Associate 2: She's not saying no. We just recommend that you get the betta not the goldfish.
A2: The goldish can live a really long time, like twenty years.
Me: . (What, I look like I won't last twenty fucking years?)
A2: They produce a lot of waste.
A2: They keep growing. They get too big. They'll outgrow their bowl and then people--
Me: --and then I would put them into a bigger tank. Why are you making this so hard?
A1 and A2: We're not saying you can't--
Me: Yes. You are.
A1 and A2: We're just recommending--
Me: I didn't ask for your recommendation. I asked for two of these (fucking) goldfish (you fucking nitwits).
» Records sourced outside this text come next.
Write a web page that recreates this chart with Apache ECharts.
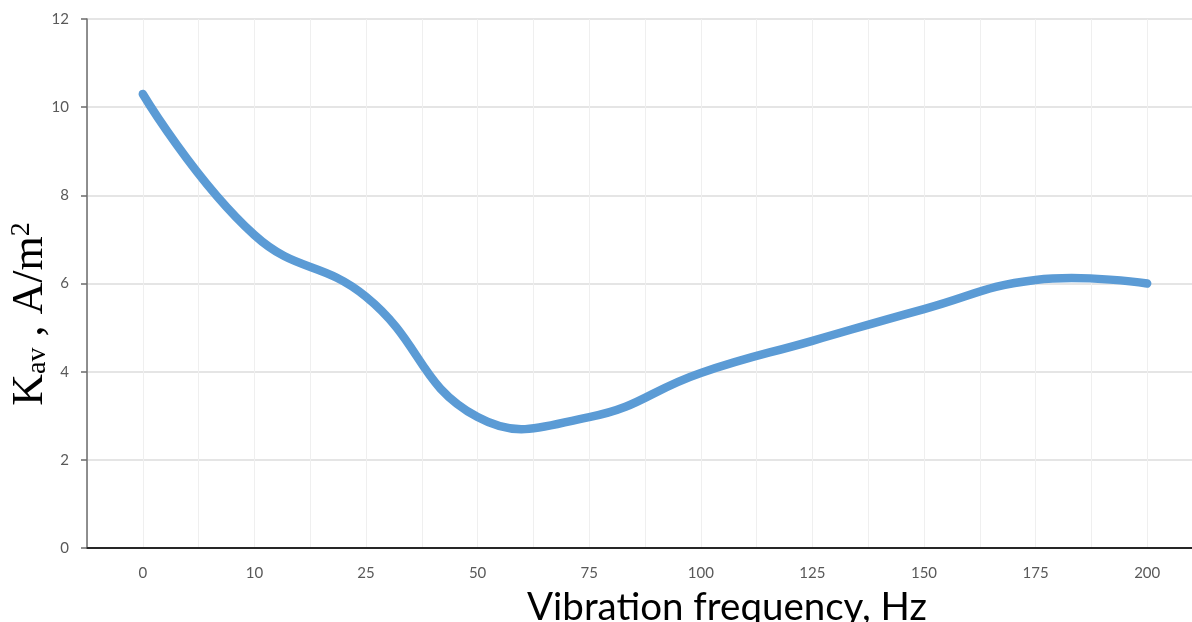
<!DOCTYPE html>
<html>
<head>
<meta charset="utf-8">
<title>Kav vs vibration frequency</title>
<script src="https://cdn.jsdelivr.net/npm/echarts@6/dist/echarts.min.js"></script>
<style>
  html, body { margin: 0; padding: 0; background: #fff; }
  #chart { width: 1192px; height: 622px; }
</style>
</head>
<body>
<div id="chart"></div>
<script>
// frequency categories (Hz), as labelled on the axis
var frequencies = ['0', '10', '25', '50', '75', '100', '125', '150', '175', '200'];
// Kav values (A/m2)
var kavValues = [10.3, 7.1, 5.7, 2.97, 2.97, 3.97, 4.7, 5.42, 6.08, 6.0];
// y axis ticks
var yMin = 0;
var yMax = 12;
var yStep = 2;

var chart = echarts.init(document.getElementById('chart'));

// spreadsheet style smoothing (no clamping of control points, so it may dip a bit)
function renderCurve(params, api) {
  if (params.dataIndex !== 0) return null;
  var pts = kavValues.map(function (v, i) {
    return api.coord([i, v]);
  });
  return {
    type: 'polyline',
    shape: { points: pts, smooth: 0.45 },
    style: {
      fill: null,
      stroke: '#5b9bd5',
      lineWidth: 8.5,
      lineCap: 'round',
      lineJoin: 'round'
    }
  };
}

var option = {
  animation: false,
  backgroundColor: '#ffffff',
  grid: {
    left: 87,
    top: 19,
    width: 1116,   // the right edge of the plot is cut off by the frame
    bottom: 74,
    containLabel: false,
    outerBoundsMode: 'none'
  },
  xAxis: [
    {
      type: 'category',
      data: frequencies,
      boundaryGap: true,
      axisLine: { show: true, lineStyle: { color: '#262626', width: 2 } },
      axisTick: { show: false },
      axisLabel: {
        color: '#595959',
        fontSize: 15,
        fontFamily: 'Lato',
        margin: 18
      },
      splitLine: { show: false },
      name: 'Vibration frequency, Hz',
      nameLocation: 'middle',
      nameGap: 40,
      nameTextStyle: {
        color: '#000000',
        fontSize: 38.5,
        fontFamily: 'Lato',
        padding: [0, 0, 0, 164]
      }
    },
    {
      // helper axis: only draws the light vertical grid every half category
      type: 'value',
      position: 'top',
      min: 0,
      max: 20,
      interval: 1,
      axisLine: { show: false },
      axisTick: { show: false },
      axisLabel: { show: false },
      splitLine: { show: true, lineStyle: { color: '#efefef', width: 1 } }
    }
  ],
  yAxis: {
    type: 'value',
    min: yMin,
    max: yMax,
    interval: yStep,
    axisLine: { show: true, lineStyle: { color: '#6b6b6b', width: 1.5 } },
    axisTick: { show: true, length: 6, lineStyle: { color: '#6b6b6b', width: 1.5 } },
    axisLabel: {
      color: '#595959',
      fontSize: 15,
      fontFamily: 'Lato',
      margin: 18
    },
    splitLine: { show: true, lineStyle: { color: '#dcdcdc', width: 1.5 } }
  },
  graphic: [
    {
      type: 'text',
      x: 30,
      y: 314,
      rotation: Math.PI / 2,
      style: {
        text: '{m|K}{sub|av}{m| , A/m}{sup|2}',
        align: 'center',
        verticalAlign: 'middle',
        fill: '#000000',
        rich: {
          m: { fontFamily: 'Liberation Serif', fontSize: 44, lineHeight: 44, verticalAlign: 'bottom', fill: '#000' },
          sub: { fontFamily: 'Liberation Serif', fontSize: 28, lineHeight: 28, verticalAlign: 'bottom', fill: '#000' },
          sup: { fontFamily: 'Liberation Serif', fontSize: 28, lineHeight: 28, verticalAlign: 'top', fill: '#000' }
        }
      }
    }
  ],
  series: [
    {
      name: 'Kav',
      type: 'custom',
      xAxisIndex: 0,
      yAxisIndex: 0,
      data: kavValues,
      renderItem: renderCurve
    }
  ]
};

chart.setOption(option);
</script>
</body>
</html>
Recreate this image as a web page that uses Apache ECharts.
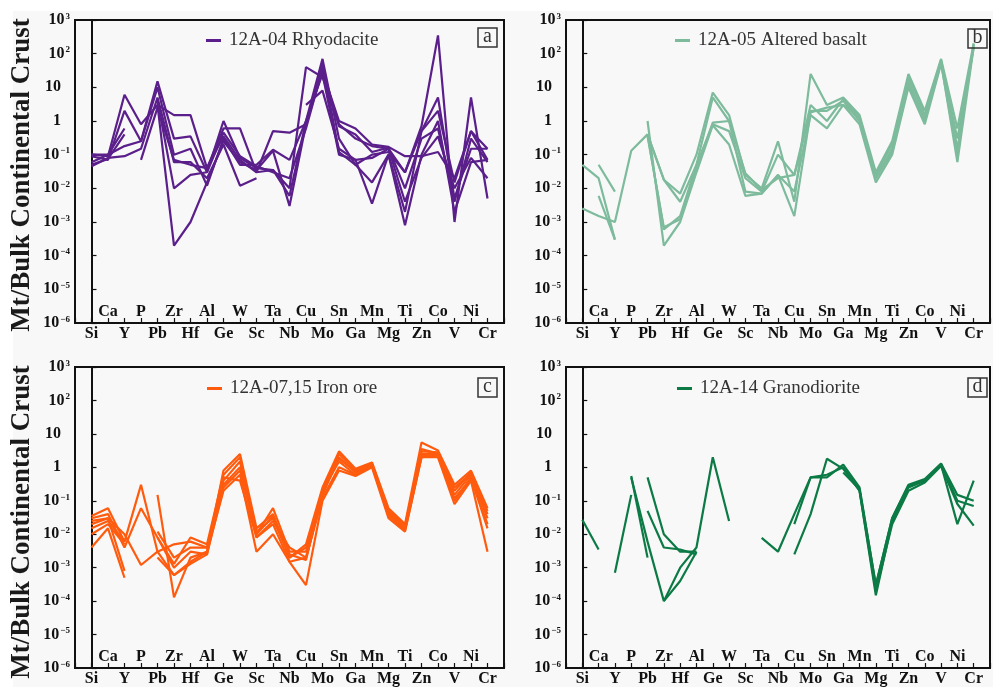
<!DOCTYPE html>
<html>
<head>
<meta charset="utf-8">
<script src="https://cdn.jsdelivr.net/npm/echarts@6/dist/echarts.min.js"></script>
<style>
html,body{margin:0;padding:0;background:#fff;}
#main{width:993px;height:687px;}
</style>
</head>
<body>
<div id="main"></div>
<script>
// ---- categories & ticks ----
const categories = ['Si','Ca','Y','P','Pb','Zr','Hf','Al','Ge','W','Sc','Ta','Nb','Cu','Mo','Sn','Ga','Mn','Mg','Ti','Zn','Co','V','Ni','Cr'];
const yExponents = [-6,-5,-4,-3,-2,-1,0,1,2,3];
const panelNames = ['12A-04 Rhyodacite','12A-05 Altered basalt','12A-07,15 Iron ore','12A-14 Granodiorite'];
const panelLetters = ['a','b','c','d'];
const panelColors = ['#5a1f8a','#7dbb9c','#ff5b0e','#0c7a45'];
const _ = null;

// ---- panel a: 12A-04 Rhyodacite ----
const rhyodacite = [
  [0.1,0.09,6,0.8,3,1.5,1.5,0.04,0.6,0.6,0.03,0.5,0.45,0.8,30,1,0.6,0.2,0.17,0.09,0.09,0.12,0.02,0.5,0.15],
  [0.09,0.07,2,0.25,15,0.3,0.35,0.03,1,0.08,0.04,0.035,0.01,40,20,0.8,0.3,0.18,0.15,0.03,0.7,350,0.001,5,0.005],
  [0.06,0.1,0.18,0.25,10,0.1,0.15,0.012,0.3,0.05,0.05,0.14,0.07,1,70,0.3,0.05,0.015,0.1,0.002,0.5,5,0.005,0.15,0.15],
  [0.045,0.08,0.09,0.15,5,0.06,0.06,0.02,0.2,0.012,0.02,_,_,3,8,0.15,0.07,0.0035,0.1,0.0008,0.1,1,0.002,0.06,0.07],
  [0.1,0.1,0.6,_,_,_,_,_,_,_,_,_,_,_,_,_,_,_,_,_,_,_,_,_,_],
  [0.05,0.075,0.4,_,_,_,_,_,_,_,_,_,_,_,_,_,_,_,_,_,_,_,_,_,_],
  [_,_,_,0.07,2.5,0.07,0.05,0.04,0.35,0.07,0.03,0.035,0.006,1,25,0.1,0.07,0.08,0.15,0.004,0.08,0.35,0.01,0.08,0.02],
  [_,_,_,_,3,0.0002,0.001,0.015,0.25,0.06,0.035,0.13,0.003,0.8,50,0.12,0.05,0.1,0.12,0.03,0.5,2,0.015,0.5,0.07],
  [_,_,_,_,4,0.01,0.025,0.03,0.45,0.09,0.045,0.03,0.02,0.6,35,0.7,0.4,0.12,0.16,0.01,0.3,0.6,0.004,0.3,0.06]
];

// ---- panel b: 12A-05 Altered basalt ----
const alteredBasalt = [
  [0.05,0.02,0.0003,_,_,_,_,_,_,_,_,_,_,_,_,_,_,_,_,_,_,_,_,_,_],
  [_,0.05,0.008,_,_,_,_,_,_,_,_,_,_,_,_,_,_,_,_,_,_,_,_,_,_],
  [_,0.006,0.0003,_,_,_,_,_,_,_,_,_,_,_,_,_,_,_,_,_,_,_,_,_,_],
  [0.0025,0.0015,0.001,0.13,0.4,0.0006,0.0015,0.05,0.8,0.5,0.02,0.008,0.1,0.025,2,2,4,1,0.02,0.15,15,1,60,0.3,150],
  [_,_,_,_,1,0.0002,0.001,0.03,0.75,0.2,0.006,0.007,0.025,0.008,1.5,0.6,3,0.8,0.015,0.1,10,0.8,50,0.1,200],
  [_,_,_,_,0.4,0.018,0.007,0.1,7,1.5,0.025,0.01,0.25,0.004,25,3,5,1.5,0.03,0.25,25,2,70,0.6,200],
  [_,_,_,_,0.4,0.018,0.004,0.05,5,1,0.028,0.009,0.02,0.025,3,1,4.5,1.2,0.025,0.2,20,1.5,65,0.15,180],
  [_,_,_,_,0.35,0.0007,0.0012,0.04,0.9,1,0.008,0.007,0.025,0.0015,1.8,2.5,3,1.3,0.02,0.12,12,1.2,55,0.06,160]
];

// ---- panel c: 12A-07,15 Iron ore ----
const ironOre = [
  [0.035,0.06,0.006,0.3,0.003,0.0006,0.0015,0.003,0.8,2.5,0.015,0.04,0.002,0.005,0.25,3,0.9,1.4,0.06,0.02,5.5,3.2,0.3,0.8,0.06],
  [0.03,0.04,0.004,0.06,0.008,0.0013,0.008,0.005,0.6,2,0.01,0.06,0.003,0.003,0.2,2.5,0.8,1.3,0.05,0.018,3,2.8,0.2,0.7,0.04],
  [0.025,0.03,0.01,0.0012,0.003,0.005,0.006,0.004,0.4,1.5,0.008,0.025,0.004,0.002,0.15,2,0.7,1.2,0.04,0.015,2.5,2.5,0.15,0.6,0.03],
  [0.02,0.03,0.0008,_,0.012,0.002,0.004,0.004,0.3,1,0.012,0.03,0.002,0.004,0.2,1.5,0.6,1.1,0.035,0.013,2,2.2,0.1,0.5,0.015],
  [0.004,0.015,0.0005,_,0.15,0.00013,0.002,0.003,0.2,0.6,0.003,0.01,0.0015,0.0003,0.1,0.8,0.55,1,0.03,0.012,2,2,0.08,0.4,0.003],
  [0.01,0.02,0.005,_,0.008,0.001,0.003,0.0025,0.5,0.4,0.008,0.02,0.0015,0.002,0.12,1,0.6,1.1,0.045,0.014,2.2,2.3,0.12,0.45,0.02],
  [0.015,0.025,0.006,_,0.002,0.0006,0.0013,0.0025,0.25,0.8,0.01,0.035,0.0025,0.0017,0.18,1.8,0.75,1.25,0.05,0.016,3.5,2.6,0.25,0.65,0.05]
];

// ---- panel d: 12A-14 Granodiorite ----
const granodiorite = [
  [0.027,0.0035,_,_,_,_,_,_,_,_,_,_,_,_,_,_,_,_,_,_,_,_,_,_,_],
  [_,_,0.0007,0.15,_,_,_,_,_,_,_,_,_,_,_,_,_,_,_,_,_,_,_,_,_],
  [_,_,_,0.55,0.002,_,_,_,_,_,_,_,_,_,_,_,_,_,_,_,_,_,_,_,_],
  [_,_,_,0.5,0.006,0.0001,0.001,0.004,2,0.025,_,_,_,_,_,_,_,_,_,_,_,_,_,_,_],
  [_,_,_,_,0.5,0.01,0.003,0.003,_,_,_,_,_,_,_,_,_,_,_,_,_,_,_,_,_],
  [_,_,_,_,0.05,0.004,0.0035,0.0025,_,_,_,_,_,_,_,_,_,_,_,_,_,_,_,_,_],
  [_,_,_,_,_,0.0001,0.0004,0.003,_,_,_,_,_,_,_,_,_,_,_,_,_,_,_,_,_],
  [_,_,_,_,_,_,_,_,_,_,_,0.0078,0.003,0.04,0.5,0.5,1.2,0.25,0.0003,0.03,0.3,0.45,1.3,0.15,0.1],
  [_,_,_,_,_,_,_,_,_,_,_,_,_,0.02,0.5,0.6,1,0.2,0.00015,0.025,0.25,0.4,1.2,0.02,0.4],
  [_,_,_,_,_,_,_,_,_,_,_,_,_,0.0025,0.04,1.8,0.9,0.2,0.0002,0.02,0.2,0.35,1.1,0.08,0.018],
  [_,_,_,_,_,_,_,_,_,_,_,_,_,_,_,_,0.7,0.22,0.0003,0.03,0.28,0.4,1.25,0.1,0.07]
];

const panelData = [rhyodacite, alteredBasalt, ironOre, granodiorite];

// ---- layout ----
const grids = [
  {left:75, top:20, width:429, height:303},
  {left:566, top:20, width:429, height:303},
  {left:75, top:367, width:429, height:305},
  {left:566, top:367, width:429, height:305}
];
const serif = '"Liberation Serif","Times New Roman",serif';
const sup = {'-':'\u2212'};

function yLabel(v){
  const e = Math.round(Math.log10(v));
  if (e === 0) return '{p|1}';
  if (e === 1) return '{p|10}';
  return '{b|10}{s|' + String(e).replace('-','\u2212') + '}';
}

const option = {
  backgroundColor: '#ffffff',
  animation: false,
  grid: [],
  xAxis: [],
  yAxis: [],
  series: [],
  legend: [],
  graphic: []
};

option.graphic.push({type:'rect', shape:{x:13,y:11,width:993,height:700}, style:{fill:'#f8f8f8'}, z:-10, silent:true});

grids.forEach((g,p)=>{
  option.grid.push(Object.assign({show:true, borderColor:'#111', borderWidth:2, backgroundColor:'transparent', containLabel:false}, g));
  const lblStyle = {fontFamily:serif, fontWeight:'bold', fontSize:16, color:'#111'};
  // lower row labels (even)
  option.xAxis.push({
    type:'value', gridIndex:p, min:-1, max:25, interval:1,
    splitLine:{show:false},
    axisLine:{show:true, lineStyle:{color:'#111', width:2}},
    axisTick:{show:true, inside:true, length:5, lineStyle:{color:'#111', width:1.2}},
    axisLabel:Object.assign({margin:3, showMinLabel:true, showMaxLabel:true,
      formatter:(v)=>{ const i=Math.round(v); return (i>=0 && i<categories.length && i%2===0)?categories[i]:''; }}, lblStyle)
  });
  // upper row labels (odd), inside the plot
  option.xAxis.push({
    type:'value', gridIndex:p, min:-1, max:25, interval:1, position:'bottom',
    splitLine:{show:false}, axisLine:{show:false}, axisTick:{show:false},
    axisLabel:Object.assign({inside:true, margin:3,
      formatter:(v)=>{ const i=Math.round(v); return (i>=0 && i<categories.length && i%2===1)?categories[i]:''; }}, lblStyle)
  });
  option.yAxis.push({
    type:'log', gridIndex:p, logBase:10, min:1e-6, max:1e3, interval:1,
    splitLine:{show:false},
    axisLine:{show:true, lineStyle:{color:'#111', width:2}},
    axisTick:{show:true, inside:true, length:5, lineStyle:{color:'#111', width:1.2}},
    axisLabel:{margin:5, formatter:yLabel, showMinLabel:true, showMaxLabel:true,
      rich:{
        b:{fontFamily:serif, fontWeight:'bold', fontSize:16, color:'#111', lineHeight:16, verticalAlign:'bottom'},
        p:{fontFamily:serif, fontWeight:'bold', fontSize:16, color:'#111', lineHeight:16, padding:[0,9,0,0]},
        s:{fontFamily:serif, fontWeight:'bold', fontSize:9, color:'#111', lineHeight:9, verticalAlign:'top', padding:[0,0,6,1]}
      }}
  });
  panelData[p].forEach((row)=>{
    option.series.push({
      type:'line', name:panelNames[p], xAxisIndex:2*p, yAxisIndex:p,
      symbol:'none', clip:true,
      lineStyle:{color:panelColors[p], width:2.2},
      itemStyle:{color:panelColors[p]},
      data: row.map((v,i)=>[i, v===null?'-':v])
    });
  });
  const lx = [206,675,207,677][p];
  const ly = [41,41,389,389][p];
  option.legend.push({
    data:[panelNames[p]], left:lx, top:ly-10, icon:'rect', itemWidth:15, itemHeight:3,
    selectedMode:false, padding:0,
    textStyle:{fontFamily:serif, fontSize:19, color:'#333', padding:[0,0,0,3]}
  });
  const bx = [478,968,478,968][p];
  const by = [28,29,378,378][p];
  option.graphic.push({type:'rect', shape:{x:bx,y:by,width:19,height:19}, style:{fill:'none', stroke:'#333', lineWidth:1.5}, z:100});
  option.graphic.push({type:'text', x:bx+9.5, y:by+9, style:{text:panelLetters[p], font:'20px '+serif, fill:'#333', textAlign:'center', textVerticalAlign:'middle'}, z:100});
});

// y-axis titles
[175, 522].forEach((cy)=>{
  option.graphic.push({type:'text', x:22, y:cy, rotation:Math.PI/2,
    style:{text:'Mt/Bulk Continental Crust', font:'bold 27px '+serif, fill:'#1a1a1a', textAlign:'center', textVerticalAlign:'middle'}, z:100});
});

const chart = echarts.init(document.getElementById('main'), null, {renderer:'canvas'});
chart.setOption(option);
</script>
</body>
</html>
Have you ever heard of something called customer service? It does not consist of arguing with the customer over what he or she wants.
A1/A2: We're not--
Me: Have yourselves a really nice (fucking) day.
(Parenthetical comments were amazingly kept inside my head and did not pass through my mouth.)
I asked at the register for a manager. What I asked was, Is there a manager around? I asked nicely. The cashier nodded and said, Uh-huh.
I gave her the look that said Would you like to kindly jump out of the way of this train wreck barreling down upon us or shall I shove you to safety for your own good even though you do not deserve it? She pointed.
The manager, when I started explaining the nature of my attempted purchase, interrupted with How big is your tank? Two gallons, I said. We don't recommend two goldfish for that size tank, she said. Do you want one goldfish?
I took a breath. Shouldn't the question--the question you should be asking, the question they should have asked--should not the question be, Would you like a bigger tank to better accommodate the two goldfish you are purchasing today?
We really don't recommend--
I walked out. I retrieved the small hatchet I keep under my passenger seat. I went back inside and smashed, one after the other, sixteen fish tanks. Goldfish, guppies, neons, angelfish--so lucky to already be angels--and then swept a good half-dozen betta bowls from their shelf, dazed, morose betta barely flicking their beady eyes. I pointed into the slapping writhe and asked A2 to please fetch me two fantails from the puddle.